Ruben Navarrette Jr. on

Readers complain that Big Media, while professing to be enlightened, is in the dark on those occasions when it gathers a half-dozen pundits to discuss Latinos but doesn't include any Latinos.

My 75-year-old parents lived through the indignities of segregated schools, job discrimination, English-only laws, and signs in restaurants in the Southwest that said "No Dogs or Mexicans Allowed." They witnessed the ugly side of America.

But, in time, my parents also learned that America could redeem itself by finding its way back to its founding principles. And like most Mexican-Americans, they raised their kids to be crystal clear about the fact that we have only one country, one flag and one allegiance. Mexico hasn't given us anything since it unceremoniously gave our parents or grandparents a shove toward the door.

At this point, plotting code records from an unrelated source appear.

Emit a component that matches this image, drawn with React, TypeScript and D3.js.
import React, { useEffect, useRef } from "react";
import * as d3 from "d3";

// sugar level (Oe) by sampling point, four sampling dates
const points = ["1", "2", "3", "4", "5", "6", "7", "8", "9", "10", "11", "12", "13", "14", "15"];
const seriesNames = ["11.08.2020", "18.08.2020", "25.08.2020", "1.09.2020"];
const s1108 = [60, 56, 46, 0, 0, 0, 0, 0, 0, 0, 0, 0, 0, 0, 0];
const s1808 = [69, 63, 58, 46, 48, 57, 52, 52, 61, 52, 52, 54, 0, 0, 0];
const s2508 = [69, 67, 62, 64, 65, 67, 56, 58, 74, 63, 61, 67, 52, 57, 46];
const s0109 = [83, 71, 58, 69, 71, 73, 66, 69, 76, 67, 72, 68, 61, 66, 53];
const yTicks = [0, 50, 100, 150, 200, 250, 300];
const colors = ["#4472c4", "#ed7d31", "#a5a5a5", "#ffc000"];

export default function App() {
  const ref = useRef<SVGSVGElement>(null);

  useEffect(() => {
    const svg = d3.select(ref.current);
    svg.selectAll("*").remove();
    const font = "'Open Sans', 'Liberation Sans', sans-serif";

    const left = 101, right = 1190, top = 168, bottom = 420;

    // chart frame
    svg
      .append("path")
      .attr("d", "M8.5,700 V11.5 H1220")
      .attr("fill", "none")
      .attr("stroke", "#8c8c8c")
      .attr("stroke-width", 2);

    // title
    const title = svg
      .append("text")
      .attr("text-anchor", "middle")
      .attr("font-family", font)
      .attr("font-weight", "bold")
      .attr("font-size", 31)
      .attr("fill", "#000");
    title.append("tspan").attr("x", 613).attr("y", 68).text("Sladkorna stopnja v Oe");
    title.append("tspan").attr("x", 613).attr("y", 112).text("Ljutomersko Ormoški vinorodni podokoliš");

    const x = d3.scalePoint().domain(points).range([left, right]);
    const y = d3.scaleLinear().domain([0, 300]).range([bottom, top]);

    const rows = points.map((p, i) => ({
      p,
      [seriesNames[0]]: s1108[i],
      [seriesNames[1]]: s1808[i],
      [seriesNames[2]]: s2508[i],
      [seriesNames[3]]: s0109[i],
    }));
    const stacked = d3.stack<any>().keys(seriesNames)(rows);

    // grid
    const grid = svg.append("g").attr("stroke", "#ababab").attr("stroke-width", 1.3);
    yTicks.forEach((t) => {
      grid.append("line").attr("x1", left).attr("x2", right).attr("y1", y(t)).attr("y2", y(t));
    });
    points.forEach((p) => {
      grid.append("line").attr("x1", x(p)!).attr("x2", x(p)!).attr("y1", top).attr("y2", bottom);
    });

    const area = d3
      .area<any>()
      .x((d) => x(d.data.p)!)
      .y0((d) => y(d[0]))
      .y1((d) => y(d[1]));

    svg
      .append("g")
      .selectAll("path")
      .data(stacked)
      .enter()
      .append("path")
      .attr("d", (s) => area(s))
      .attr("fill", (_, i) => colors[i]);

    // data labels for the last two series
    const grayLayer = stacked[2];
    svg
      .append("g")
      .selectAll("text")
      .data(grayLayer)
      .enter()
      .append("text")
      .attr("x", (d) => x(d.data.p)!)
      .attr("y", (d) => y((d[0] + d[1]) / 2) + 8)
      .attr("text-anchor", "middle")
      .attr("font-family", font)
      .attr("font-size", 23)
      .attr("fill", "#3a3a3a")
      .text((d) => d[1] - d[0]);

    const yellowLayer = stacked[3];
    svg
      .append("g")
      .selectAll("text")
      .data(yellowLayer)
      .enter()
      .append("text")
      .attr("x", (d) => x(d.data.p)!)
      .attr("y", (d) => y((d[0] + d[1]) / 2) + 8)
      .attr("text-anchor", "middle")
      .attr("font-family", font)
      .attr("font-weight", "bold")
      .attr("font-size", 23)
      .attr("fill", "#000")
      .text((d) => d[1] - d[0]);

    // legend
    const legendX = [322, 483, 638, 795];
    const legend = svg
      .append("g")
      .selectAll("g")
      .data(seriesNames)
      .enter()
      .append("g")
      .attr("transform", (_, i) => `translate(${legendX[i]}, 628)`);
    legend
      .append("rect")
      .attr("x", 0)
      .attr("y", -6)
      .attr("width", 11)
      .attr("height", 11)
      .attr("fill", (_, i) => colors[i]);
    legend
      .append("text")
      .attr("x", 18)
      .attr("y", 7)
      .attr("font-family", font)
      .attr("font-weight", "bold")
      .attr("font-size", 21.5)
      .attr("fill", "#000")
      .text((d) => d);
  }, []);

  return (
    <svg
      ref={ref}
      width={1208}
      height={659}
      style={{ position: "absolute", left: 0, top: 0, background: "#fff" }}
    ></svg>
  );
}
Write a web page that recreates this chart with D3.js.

And yet, my father will often note that, these days, prejudice is still alive and lurking below the surface. It's more subtle now, he'll say. But it's still there.

Some of this prejudice has developed into a more malignant strain of racism or ethnocentrism. It's largely driven by fear of changing demographics. With the nation's 56 million Latinos now accounting for 17 percent of the population -- on its way to 25 percent in a couple of decades -- white Americans and African-Americans are feeling disoriented and displaced.

But my father is right about one thing: In the politically correct post-civil rights era in which we live, insults and slights are served up more politely than they used to be.

 

We all have our own story. Mine -- which could be titled "America & Me" -- is all about gratitude for my U.S. citizenship, even if one snarky reader did refer to it as a "technicality."

I love my country for the greatness it reveals, and the potential it has to be even greater. And you know what? I think America loves me back, and that it shows its affection with every blessing it bestows.